June 18, 2019: Gnosticplayers strikes again. This time, the hacker stole the database of food delivery service, EatStreet. End customers, delivery services, and restaurant partners were all notified. Accessed information included names, phone numbers, email addresses, bank accounts, and routing numbers for restaurants and delivery services.
In an email to ZDNet today, the hacker claimed he was in the possession of over six million user records he took from the company’s servers. Over the past few months, this hacker has stolen and put up for sale 1,071 billion user credentials from 45 companies.
Marin Community Clinics
June 19, 2019: Clinics were left without computer access for days after computer systems were infected with ransomware. A ransom of an undisclosed amount was demanded by hackers. Marin Community Clinics opted to pay some of the ransom. The company remained in operation on the sole reliance of paper and believes there may be minor patient data loss just from recovering processes.
June 20, 2019: Desjardins is the largest federation of credit unions in North America, with outlets across Quebec and Ontario. Officials revealed an employee with “ill-intention” at Desjardins Group collected information about 2.7 million people and businesses and shared it with others outside the Quebec-based financial institution.
The data breach affects more than 40% of the co-operative’s clients and members. The leaked information includes names, addresses, birth dates, social insurance numbers, email addresses and information about transaction habits.
Riviera Beach, FL
June 20, 2019: A Florida city is willing to pay hackers $600,000 in bitcoins to restore its computer systems.
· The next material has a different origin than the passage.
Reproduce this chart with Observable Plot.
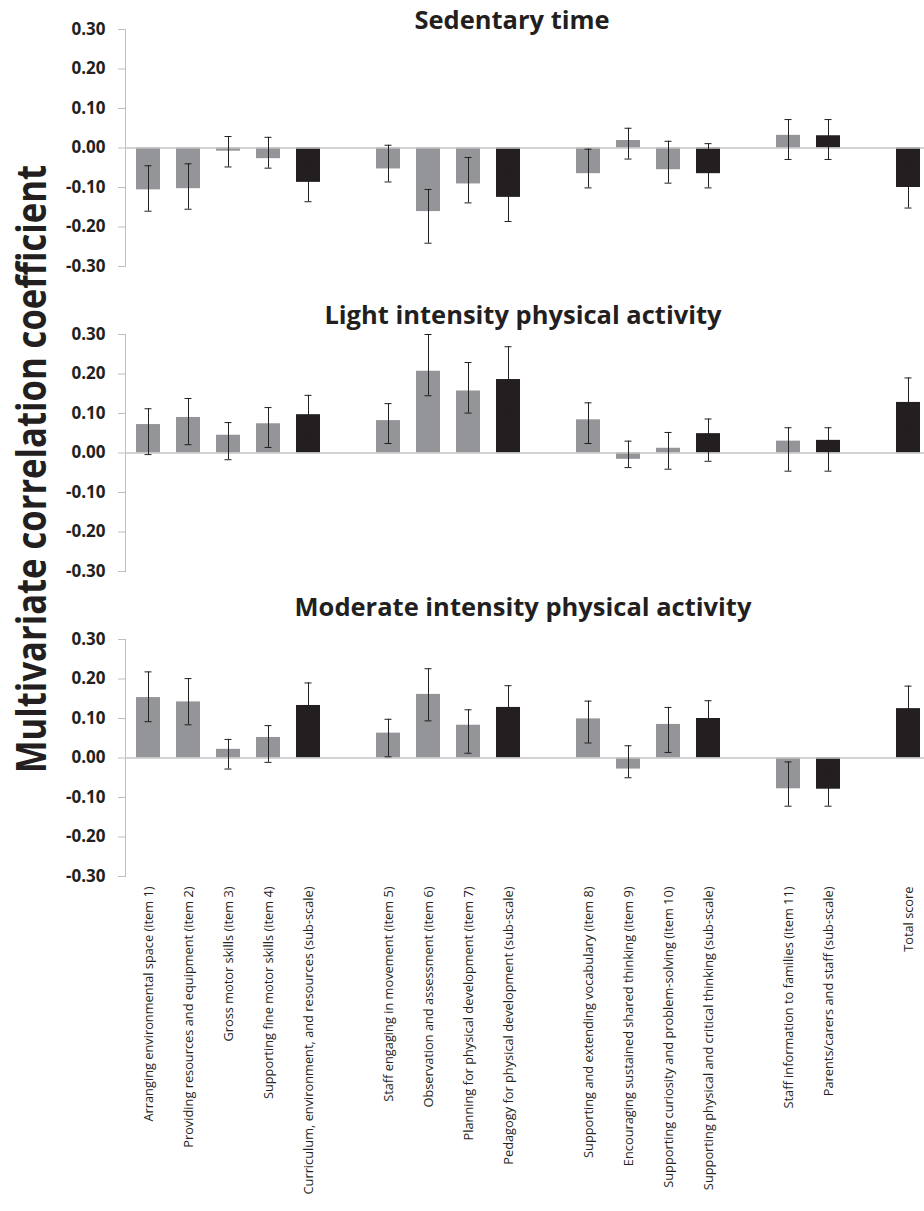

Riviera Beach officials voted to pay the ransom to hackers who hijacked their computers after an employee clicked on a malicious email link 3 weeks ago.
The 65 Bitcoins, which equals $600,000, will come from the city’s insurance, officials said. Once the payment is made, the local government hopes to get access to data encrypted by the hacker.
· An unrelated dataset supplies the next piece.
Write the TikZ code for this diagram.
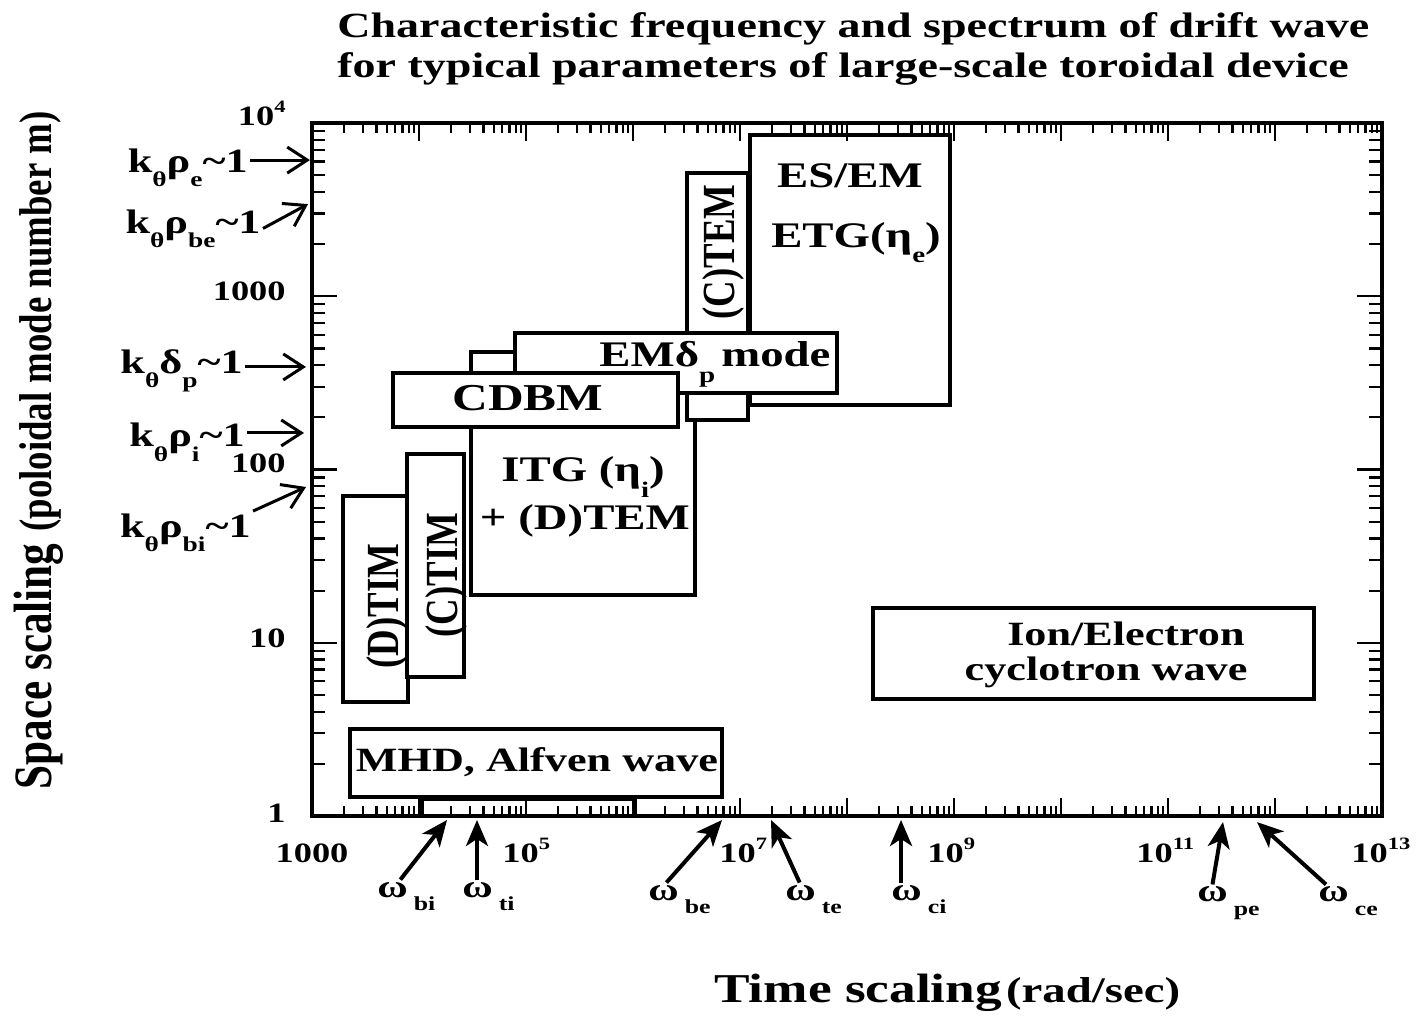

Iranian Intelligence Group
June 20, 2019: According to the New York Times, the same day President Trump calls off a strike on Iranian targets, the United States Cyber Command conducted a cyberattack against an Iranian intelligence group that is believed to have played a part in planning the recent attacks against oil tankers. The cyberattack was meant to knock the intelligence group offline, even if just temporarily. Computer systems that control Iranian missile launches were also targeted in an additional breach.
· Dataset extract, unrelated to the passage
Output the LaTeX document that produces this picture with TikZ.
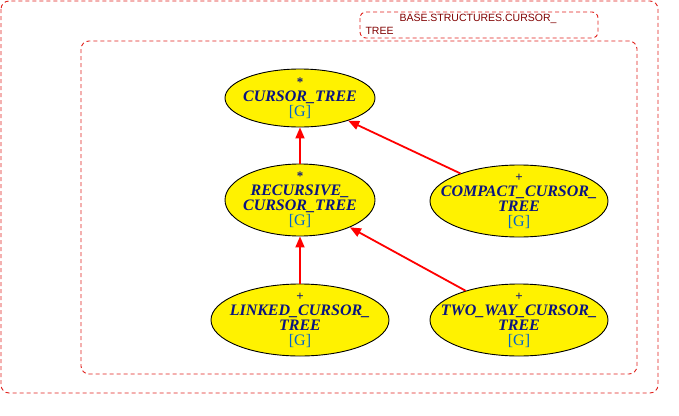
\documentclass[tikz,border=0pt]{standalone}
\usepackage{fontspec}
\setmainfont{Liberation Serif}
\newfontfamily\clusterfont{Liberation Sans}
\usetikzlibrary{shapes.geometric,arrows.meta}
\definecolor{clusterred}{RGB}{224,32,27}
\definecolor{labelred}{RGB}{128,0,0}
\definecolor{classblue}{RGB}{10,20,128}
\definecolor{genblue}{RGB}{0,102,204}
\tikzset{
  cluster/.style={draw=clusterred,dash pattern=on 4pt off 3pt,rounded corners=8pt,line width=0.9pt},
  classnode/.style={ellipse,draw=black,fill=yellow,line width=0.9pt,inner sep=0pt},
  classtext/.style={inner sep=0pt,align=center,
    font=\fontsize{16}{15}\selectfont\bfseries\itshape,text=classblue},
  inherit/.style={draw=red,line width=1.8pt,-{Triangle[length=11pt,width=9pt]}}
}
\newcommand{\gen}{\\{\upshape\mdseries\color{genblue}[G]}}
\newcommand{\abstr}{{\upshape\fontsize{13}{10}\selectfont *}\\}
\newcommand{\eff}{{\upshape\fontsize{13}{10}\selectfont +}\\}
\begin{document}
\begin{tikzpicture}[x=1pt,y=-1pt]
\useasboundingbox (0,0) rectangle (679,415);

\draw[cluster] (1,1) rectangle (658,393);
\draw[cluster] (81,41) rectangle (637,374);
\draw[cluster,rounded corners=6pt] (360,12) rectangle (598,38);
\node[font=\clusterfont\fontsize{10.5}{10}\selectfont,text=labelred,anchor=west] (title1) at (396,19) {BASE.STRUCTURES.CURSOR\_};
\node[font=\clusterfont\fontsize{10.5}{10}\selectfont,text=labelred,anchor=west] (title2) at (362,31) {TREE};

\node[classnode,minimum width=150,minimum height=58] (cursor) at (300,98) {};
\node[classnode,minimum width=150,minimum height=72] (recursive) at (300,200) {};
\node[classnode,minimum width=178,minimum height=72] (compact) at (519,201) {};
\node[classnode,minimum width=178,minimum height=72] (linked) at (300,320) {};
\node[classnode,minimum width=178,minimum height=72] (twoway) at (519,320) {};

\node[classtext] (cursortext) at (cursor) {\abstr CURSOR\_TREE\gen};
\node[classtext] (recursivetext) at (recursive) {\abstr RECURSIVE\_\\CURSOR\_TREE\gen};
\node[classtext] (compacttext) at (compact) {\eff COMPACT\_CURSOR\_\\TREE\gen};
\node[classtext] (linkedtext) at (linked) {\eff LINKED\_CURSOR\_\\TREE\gen};
\node[classtext] (twowaytext) at (twoway) {\eff TWO\_WAY\_CURSOR\_\\TREE\gen};

\draw[inherit] (recursive) -- (cursor);
\draw[inherit] (compact) -- (cursor);
\draw[inherit] (linked) -- (recursive);
\draw[inherit] (twoway) -- (recursive);
\end{tikzpicture}
\end{document}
June 25, 2019: The company was struck with a large lawsuit for allegedly violating the privacy of its consumers. Safaricom was accused of breaching data on 11.5 million customers by exposing their biodata and sports betting history. Specific subscriber data exposed consists of full names, their phone numbers, identity numbers, passport numbers, gender, age, and total amounts gambled.
June 26, 2019: An insurer and administrator of dental and vision benefits, Dominion National, faced a security breach. A comprehensive investigative review determined that the potentially compromised information may include the following data: names, addresses, dates of birth, email addresses, Social Security numbers, taxpayer identification number, bank account and routing numbers, member ID numbers, group numbers, and subscriber names of what amounts to 10% of Delaware’s population.